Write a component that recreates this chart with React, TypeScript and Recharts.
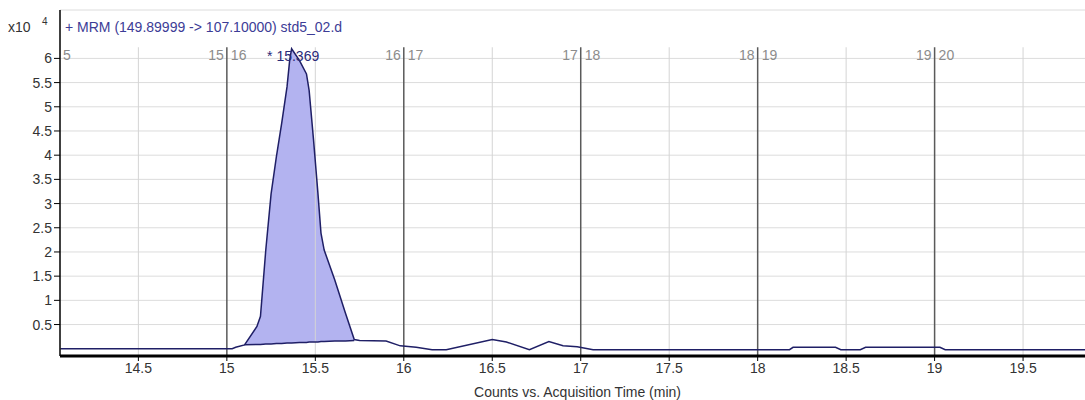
import { ComposedChart, Area, Line, XAxis, YAxis, CartesianGrid, ReferenceLine, ReferenceDot } from 'recharts';

// retention time (min)
const times = [14.06, 15.03, 15.05, 15.10, 15.17, 15.19, 15.22, 15.25, 15.28, 15.31, 15.34, 15.355, 15.366, 15.41, 15.45, 15.465, 15.49, 15.515, 15.532, 15.55, 15.61, 15.67, 15.72, 15.75, 15.9, 15.98, 16.07, 16.16, 16.24, 16.5, 16.58, 16.71, 16.82, 16.9, 16.98, 17.07, 18.18, 18.2, 18.44, 18.47, 18.58, 18.61, 19.03, 19.06, 19.85];
// counts x10^4
const counts = [0.0, 0.0, 0.03, 0.08, 0.46, 0.67, 2.04, 3.2, 3.97, 4.66, 5.41, 5.96, 6.2, 5.96, 5.68, 5.34, 4.31, 3.2, 2.39, 2.04, 1.42, 0.74, 0.19, 0.17, 0.16, 0.06, 0.03, -0.02, -0.02, 0.19, 0.14, -0.02, 0.15, 0.06, 0.04, -0.02, -0.02, 0.03, 0.03, -0.02, -0.02, 0.03, 0.03, -0.02, -0.02];
// integration baseline under the peak
const peakBase = [null, null, null, 0.08, 0.09, 0.09, 0.10, 0.10, 0.11, 0.11, 0.12, 0.12, 0.12, 0.13, 0.13, 0.14, 0.14, 0.14, 0.15, 0.15, 0.16, 0.16, 0.17, null, null, null, null, null, null, null, null, null, null, null, null, null, null, null, null, null, null, null, null, null, null];

const xTicks = [14.5, 15, 15.5, 16, 16.5, 17, 17.5, 18, 18.5, 19, 19.5];
const yTicks = [0.5, 1, 1.5, 2, 2.5, 3, 3.5, 4, 4.5, 5, 5.5, 6];
const segmentBounds = [15, 16, 17, 18, 19];
const lightLines = [14.5, 15.5, 16.5, 17.5, 18.5, 19.5];
const peakTime = 15.369;

const data = times.map((t, i) => ({ t, counts: counts[i], base: peakBase[i] }));

const FONT = '"Liberation Sans", Arial, sans-serif';
const Y_TOP = 6.23;
const Y_BOT = -0.15;

const segLabel = (n: number) => (props: any) => {
  const vb = props.viewBox;
  return (
    <g>
      <text x={vb.x - 3} y={vb.y + 13} textAnchor="end" fill="#8c8c8c" fontSize={14} fontFamily={FONT}>{n}</text>
      <text x={vb.x + 4} y={vb.y + 13} textAnchor="start" fill="#8c8c8c" fontSize={14} fontFamily={FONT}>{n + 1}</text>
    </g>
  );
};

const peakLabel = (props: any) => {
  const vb = props.viewBox;
  return (
    <text x={vb.x + 1} y={vb.y + 12} textAnchor="middle" fill="#2a2a78" fontSize={14} fontFamily={FONT}>* 15.369</text>
  );
};

export default function App() {
  return (
    <div style={{ position: 'absolute', left: 0, top: 0, width: 1085, height: 400, fontFamily: FONT, background: '#fff' }}>
      <ComposedChart width={1085} height={400} data={data} margin={{ top: 10, right: 0, left: 0, bottom: 0 }}>
        <CartesianGrid vertical={false} stroke="#dcdcdc" />
        {lightLines.map((x) => (
          <ReferenceLine key={'l' + x} segment={[{ x, y: Y_BOT }, { x, y: Y_TOP }]} stroke="#d4d4d4" strokeWidth={1} />
        ))}
        <XAxis
          type="number"
          dataKey="t"
          domain={[14.057, 19.85]}
          ticks={xTicks}
          allowDataOverflow
          height={44}
          axisLine={{ stroke: '#000', strokeWidth: 3 }}
          tickLine={{ stroke: '#000' }}
          tickSize={5}
          tick={{ fill: '#333', fontSize: 14, fontFamily: FONT }}
          label={{ value: 'Counts vs. Acquisition Time (min)', position: 'insideBottom', offset: 3, dx: 5, fill: '#333', fontSize: 14, fontFamily: FONT }}
        />
        <YAxis
          type="number"
          domain={[Y_BOT, 7.0]}
          ticks={yTicks}
          allowDataOverflow
          width={60}
          axisLine={{ stroke: '#000', strokeWidth: 1.5 }}
          tickLine={{ stroke: '#000' }}
          tickSize={6}
          tick={{ fill: '#333', fontSize: 14, fontFamily: FONT }}
        />
        <Area
          type="linear"
          dataKey={(d: any) => (d.base == null ? null : [d.base, d.counts])}
          fill="#b3b3f0"
          fillOpacity={1}
          stroke="none"
          isAnimationActive={false}
        />
        {segmentBounds.map((x) => (
          <ReferenceLine key={'s' + x} segment={[{ x, y: Y_BOT }, { x, y: Y_TOP }]} stroke="#5a5a5a" strokeWidth={1.5} label={segLabel(x)} />
        ))}
        <Line type="linear" dataKey="counts" stroke="#1f1f66" strokeWidth={1.5} dot={false} isAnimationActive={false} />
        <Line type="linear" dataKey="base" stroke="#1f1f66" strokeWidth={1.5} dot={false} connectNulls isAnimationActive={false} />
        <ReferenceDot x={peakTime} y={6.2} r={0} stroke="none" label={peakLabel} />
      </ComposedChart>
      <div style={{ position: 'absolute', left: 8, top: 19, fontSize: 14, lineHeight: '16px', color: '#333' }}>x10</div>
      <div style={{ position: 'absolute', left: 42, top: 16, fontSize: 10, lineHeight: '12px', color: '#333' }}>4</div>
      <div style={{ position: 'absolute', left: 65, top: 19, fontSize: 14, lineHeight: '16px', color: '#3c3c96', whiteSpace: 'nowrap' }}>+ MRM (149.89999 -&gt; 107.10000) std5_02.d</div>
      <div style={{ position: 'absolute', left: 63, top: 47, fontSize: 14, lineHeight: '16px', color: '#8c8c8c' }}>5</div>
    </div>
  );
}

+++

== Given request ==
Working from the material above, transcribe it exactly while omitting pictures.

== Completed exercise ==
Write a component that recreates this chart with React, TypeScript and Recharts.
import { ComposedChart, Area, Line, XAxis, YAxis, CartesianGrid, ReferenceLine, ReferenceDot } from 'recharts';

// retention time (min)
const times = [14.06, 15.03, 15.05, 15.10, 15.17, 15.19, 15.22, 15.25, 15.28, 15.31, 15.34, 15.355, 15.366, 15.41, 15.45, 15.465, 15.49, 15.515, 15.532, 15.55, 15.61, 15.67, 15.72, 15.75, 15.9, 15.98, 16.07, 16.16, 16.24, 16.5, 16.58, 16.71, 16.82, 16.9, 16.98, 17.07, 18.18, 18.2, 18.44, 18.47, 18.58, 18.61, 19.03, 19.06, 19.85];
// counts x10^4
const counts = [0.0, 0.0, 0.03, 0.08, 0.46, 0.67, 2.04, 3.2, 3.97, 4.66, 5.41, 5.96, 6.2, 5.96, 5.68, 5.34, 4.31, 3.2, 2.39, 2.04, 1.42, 0.74, 0.19, 0.17, 0.16, 0.06, 0.03, -0.02, -0.02, 0.19, 0.14, -0.02, 0.15, 0.06, 0.04, -0.02, -0.02, 0.03, 0.03, -0.02, -0.02, 0.03, 0.03, -0.02, -0.02];
// integration baseline under the peak
const peakBase = [null, null, null, 0.08, 0.09, 0.09, 0.10, 0.10, 0.11, 0.11, 0.12, 0.12, 0.12, 0.13, 0.13, 0.14, 0.14, 0.14, 0.15, 0.15, 0.16, 0.16, 0.17, null, null, null, null, null, null, null, null, null, null, null, null, null, null, null, null, null, null, null, null, null, null];

const xTicks = [14.5, 15, 15.5, 16, 16.5, 17, 17.5, 18, 18.5, 19, 19.5];
const yTicks = [0.5, 1, 1.5, 2, 2.5, 3, 3.5, 4, 4.5, 5, 5.5, 6];
const segmentBounds = [15, 16, 17, 18, 19];
const lightLines = [14.5, 15.5, 16.5, 17.5, 18.5, 19.5];
const peakTime = 15.369;

const data = times.map((t, i) => ({ t, counts: counts[i], base: peakBase[i] }));

const FONT = '"Liberation Sans", Arial, sans-serif';
const Y_TOP = 6.23;
const Y_BOT = -0.15;

const segLabel = (n: number) => (props: any) => {
  const vb = props.viewBox;
  return (
    <g>
      <text x={vb.x - 3} y={vb.y + 13} textAnchor="end" fill="#8c8c8c" fontSize={14} fontFamily={FONT}>{n}</text>
      <text x={vb.x + 4} y={vb.y + 13} textAnchor="start" fill="#8c8c8c" fontSize={14} fontFamily={FONT}>{n + 1}</text>
    </g>
  );
};

const peakLabel = (props: any) => {
  const vb = props.viewBox;
  return (
    <text x={vb.x + 1} y={vb.y + 12} textAnchor="middle" fill="#2a2a78" fontSize={14} fontFamily={FONT}>* 15.369</text>
  );
};

export default function App() {
  return (
    <div style={{ position: 'absolute', left: 0, top: 0, width: 1085, height: 400, fontFamily: FONT, background: '#fff' }}>
      <ComposedChart width={1085} height={400} data={data} margin={{ top: 10, right: 0, left: 0, bottom: 0 }}>
        <CartesianGrid vertical={false} stroke="#dcdcdc" />
        {lightLines.map((x) => (
          <ReferenceLine key={'l' + x} segment={[{ x, y: Y_BOT }, { x, y: Y_TOP }]} stroke="#d4d4d4" strokeWidth={1} />
        ))}
        <XAxis
          type="number"
          dataKey="t"
          domain={[14.057, 19.85]}
          ticks={xTicks}
          allowDataOverflow
          height={44}
          axisLine={{ stroke: '#000', strokeWidth: 3 }}
          tickLine={{ stroke: '#000' }}
          tickSize={5}
          tick={{ fill: '#333', fontSize: 14, fontFamily: FONT }}
          label={{ value: 'Counts vs. Acquisition Time (min)', position: 'insideBottom', offset: 3, dx: 5, fill: '#333', fontSize: 14, fontFamily: FONT }}
        />
        <YAxis
          type="number"
          domain={[Y_BOT, 7.0]}
          ticks={yTicks}
          allowDataOverflow
          width={60}
          axisLine={{ stroke: '#000', strokeWidth: 1.5 }}
          tickLine={{ stroke: '#000' }}
          tickSize={6}
          tick={{ fill: '#333', fontSize: 14, fontFamily: FONT }}
        />
        <Area
          type="linear"
          dataKey={(d: any) => (d.base == null ? null : [d.base, d.counts])}
          fill="#b3b3f0"
          fillOpacity={1}
          stroke="none"
          isAnimationActive={false}
        />
        {segmentBounds.map((x) => (
          <ReferenceLine key={'s' + x} segment={[{ x, y: Y_BOT }, { x, y: Y_TOP }]} stroke="#5a5a5a" strokeWidth={1.5} label={segLabel(x)} />
        ))}
        <Line type="linear" dataKey="counts" stroke="#1f1f66" strokeWidth={1.5} dot={false} isAnimationActive={false} />
        <Line type="linear" dataKey="base" stroke="#1f1f66" strokeWidth={1.5} dot={false} connectNulls isAnimationActive={false} />
        <ReferenceDot x={peakTime} y={6.2} r={0} stroke="none" label={peakLabel} />
      </ComposedChart>
      <div style={{ position: 'absolute', left: 8, top: 19, fontSize: 14, lineHeight: '16px', color: '#333' }}>x10</div>
      <div style={{ position: 'absolute', left: 42, top: 16, fontSize: 10, lineHeight: '12px', color: '#333' }}>4</div>
      <div style={{ position: 'absolute', left: 65, top: 19, fontSize: 14, lineHeight: '16px', color: '#3c3c96', whiteSpace: 'nowrap' }}>+ MRM (149.89999 -&gt; 107.10000) std5_02.d</div>
      <div style={{ position: 'absolute', left: 63, top: 47, fontSize: 14, lineHeight: '16px', color: '#8c8c8c' }}>5</div>
    </div>
  );
}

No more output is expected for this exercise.